* AIM: Check each line of the data below for the word "React", then extract the ones that have it.

* AVAILABLE DATA:

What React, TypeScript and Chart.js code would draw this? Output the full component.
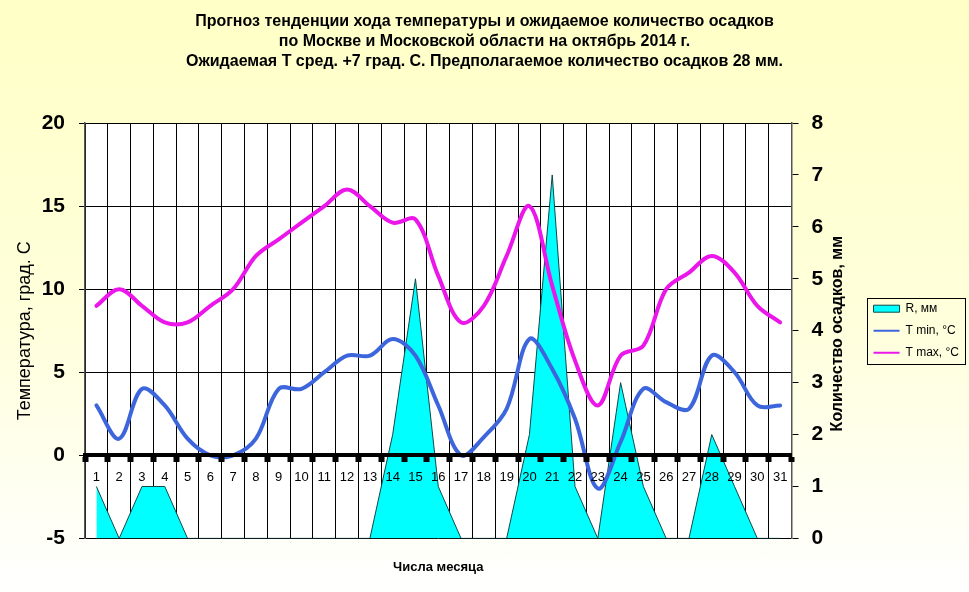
import React, { useEffect, useRef } from 'react';
import { Chart, registerables } from 'chart.js';

Chart.register(...registerables);

const FONT = '"Liberation Sans", Arial, Helvetica, sans-serif';

const titleLines = [
  'Прогноз тенденции хода температуры и ожидаемое количество осадков',
  'по Москве и Московской области на октябрь 2014 г.',
  'Ожидаемая Т сред. +7 град. С. Предполагаемое количество осадков 28 мм.',
];
const leftAxisTitle = 'Температура, град. С';
const rightAxisTitle = 'Количество осадков, мм';
const xAxisTitle = 'Числа месяца';

const days = [
  '1', '2', '3', '4', '5', '6', '7', '8', '9', '10', '11', '12', '13', '14', '15', '16',
  '17', '18', '19', '20', '21', '22', '23', '24', '25', '26', '27', '28', '29', '30', '31',
];
const precipitation = [1, 0, 1, 1, 0, 0, 0, 0, 0, 0, 0, 0, 0, 2, 5, 1, 0, 0, 0, 2, 7, 1, 0, 3, 1, 0, 0, 2, 1, 0, 0];
const tMin = [3, 1, 4, 3, 1, 0, 0, 1, 4, 4, 5, 6, 6, 7, 6, 3, 0, 1.1, 2.8, 7, 5.2, 2.2, -2, 0.8, 4, 3.2, 2.8, 6, 5, 3, 3];
const tMax = [9, 10, 9, 8, 8, 9, 10, 12, 13, 14, 15, 16, 15, 14, 14.2, 10.8, 8, 9, 12, 15, 10.2, 5.7, 3, 6, 6.6, 10, 11, 12, 11, 9, 8];

const seriesLabels = ['R, мм', 'T min, °C', 'T max, °C'];

const plotBackground = {
  id: 'plotBackground',
  beforeDraw(chart: any) {
    const { ctx, chartArea: a } = chart;
    ctx.save();
    ctx.fillStyle = '#ffffff';
    ctx.fillRect(a.left, a.top, a.right - a.left, a.bottom - a.top);
    ctx.restore();
  },
};

const rightTitlePlugin = {
  id: 'rightTitle',
  afterDraw(chart: any) {
    const s = chart.scales.y1;
    const { ctx } = chart;
    ctx.save();
    ctx.translate(s.left + 46, (s.top + s.bottom) / 2 + 3);
    ctx.rotate(-Math.PI / 2);
    ctx.font = `bold 16px ${FONT}`;
    ctx.fillStyle = '#000';
    ctx.textAlign = 'center';
    ctx.textBaseline = 'middle';
    ctx.fillText(rightAxisTitle, 0, 0);
    ctx.restore();
  },
};

const legendBorder = {
  id: 'legendBorder',
  afterDraw(chart: any) {
    const boxes = chart.legend && chart.legend.legendHitBoxes;
    if (!boxes || !boxes.length) return;
    const l = Math.min(...boxes.map((b: any) => b.left)) - 7;
    const t = Math.min(...boxes.map((b: any) => b.top)) - 5;
    const r = Math.max(...boxes.map((b: any) => b.left + b.width)) + 6;
    const bt = Math.max(...boxes.map((b: any) => b.top + b.height)) + 5;
    const { ctx } = chart;
    ctx.save();
    ctx.strokeStyle = '#000';
    ctx.lineWidth = 1;
    ctx.strokeRect(Math.round(l) + 0.5, Math.round(t) + 0.5, Math.round(r - l), Math.round(bt - t));
    ctx.restore();
  },
};

export default function App() {
  const ref = useRef<HTMLCanvasElement>(null);

  useEffect(() => {
    if (!ref.current) return;
    Chart.defaults.font.family = FONT;
    Chart.defaults.color = '#000';
    const chart = new Chart(ref.current, {
      type: 'line',
      data: {
        labels: days,
        datasets: [
          {
            label: seriesLabels[0],
            data: precipitation,
            xAxisID: 'x',
            yAxisID: 'y1',
            borderColor: '#0d4848',
            borderWidth: 1,
            backgroundColor: '#00ffff',
            fill: 'origin',
            tension: 0,
            pointRadius: 0,
            pointStyle: 'rect',
            order: 1,
          },
          {
            label: seriesLabels[1],
            data: tMin,
            xAxisID: 'x',
            yAxisID: 'y',
            borderColor: '#3d66dd',
            borderWidth: 4,
            fill: false,
            tension: 0.35,
            pointRadius: 0,
            pointStyle: 'line',
            borderCapStyle: 'round',
            borderJoinStyle: 'round',
            order: 0,
          },
          {
            label: seriesLabels[2],
            data: tMax,
            xAxisID: 'x',
            yAxisID: 'y',
            borderColor: '#ea16ea',
            borderWidth: 4,
            fill: false,
            tension: 0.35,
            pointRadius: 0,
            pointStyle: 'line',
            borderCapStyle: 'round',
            borderJoinStyle: 'round',
            order: 0,
          },
        ],
      },
      options: {
        responsive: false,
        animation: false,
        devicePixelRatio: 1,
        events: [],
        layout: { padding: 0 },
        plugins: {
          tooltip: { enabled: false },
          title: {
            display: true,
            text: titleLines,
            color: '#000',
            font: { size: 16, weight: 'bold', family: FONT, lineHeight: 1.25 },
            padding: { top: 12, bottom: 51 },
          },
          legend: {
            display: true,
            position: 'right',
            fullSize: false,
            align: 'center',
            labels: {
              usePointStyle: true,
              pointStyleWidth: 26,
              boxHeight: 7,
              padding: 10,
              color: '#000',
              font: { size: 12, family: FONT },
              sort: (a: any, b: any) => a.datasetIndex - b.datasetIndex,
              generateLabels: (c: any) => {
                const items = (Chart.defaults.plugins.legend.labels as any).generateLabels(c);
                return items.map((it: any) => ({ ...it, lineWidth: it.datasetIndex === 0 ? 1 : 2 }));
              },
            },
          },
        },
        scales: {
          xg: {
            type: 'category',
            axis: 'x',
            position: 'bottom',
            offset: true,
            grid: { offset: true, color: '#000', lineWidth: 1, drawTicks: false },
            border: { display: false },
            ticks: { display: false },
            title: {
              display: true,
              text: xAxisTitle,
              color: '#000',
              font: { size: 13, weight: 'bold', family: FONT },
              padding: { top: 21, bottom: 17 },
            },
          },
          x: {
            type: 'category',
            axis: 'x',
            position: { y: 0 } as any,
            offset: true,
            grid: {
              display: true,
              drawOnChartArea: false,
              offset: true,
              tickLength: 5,
              tickWidth: 6,
              tickColor: '#000',
              z: 2,
            },
            border: { display: true, color: '#000', width: 4, z: 2 },
            ticks: {
              color: '#000',
              font: { size: 13, family: FONT },
              padding: 9,
              autoSkip: false,
              maxRotation: 0,
              z: 2,
            },
          },
          y: {
            type: 'linear',
            position: 'left',
            min: -5,
            max: 20,
            ticks: { stepSize: 5, color: '#000', font: { size: 21, weight: 'bold', family: FONT }, padding: 14 },
            grid: { color: '#000', lineWidth: 1, tickLength: 6, tickColor: '#000' },
            border: { color: '#555', width: 1.5 },
            title: {
              display: true,
              text: leftAxisTitle,
              color: '#000',
              font: { size: 18, family: FONT },
              padding: { top: 14, bottom: 0 },
            },
            afterFit: (s: any) => {
              s.width = 85;
            },
          },
          y1: {
            type: 'linear',
            axis: 'y',
            position: 'right',
            min: 0,
            max: 8,
            ticks: { stepSize: 1, color: '#000', font: { size: 21, weight: 'bold', family: FONT }, padding: 13 },
            grid: { drawOnChartArea: false, tickLength: 7, tickColor: '#000', color: '#000' },
            border: { color: '#555', width: 1.5 },
            afterFit: (s: any) => {
              s.width = 72;
            },
          },
        },
      } as any,
      plugins: [plotBackground, rightTitlePlugin, legendBorder],
    });
    return () => chart.destroy();
  }, []);

  return (
    <div
      style={{
        position: 'absolute',
        left: 0,
        top: 0,
        width: 969,
        height: 592,
        background: 'linear-gradient(to bottom, #ffffc6 0%, #ffffdc 55%, #ffffff 100%)',
      }}
    >
      <canvas ref={ref} width={969} height={592} style={{ display: 'block', width: 969, height: 592 }} />
    </div>
  );
}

* EXPECTED ANSWER:
What React, TypeScript and Chart.js code would draw this? Output the full component.
import React, { useEffect, useRef } from 'react';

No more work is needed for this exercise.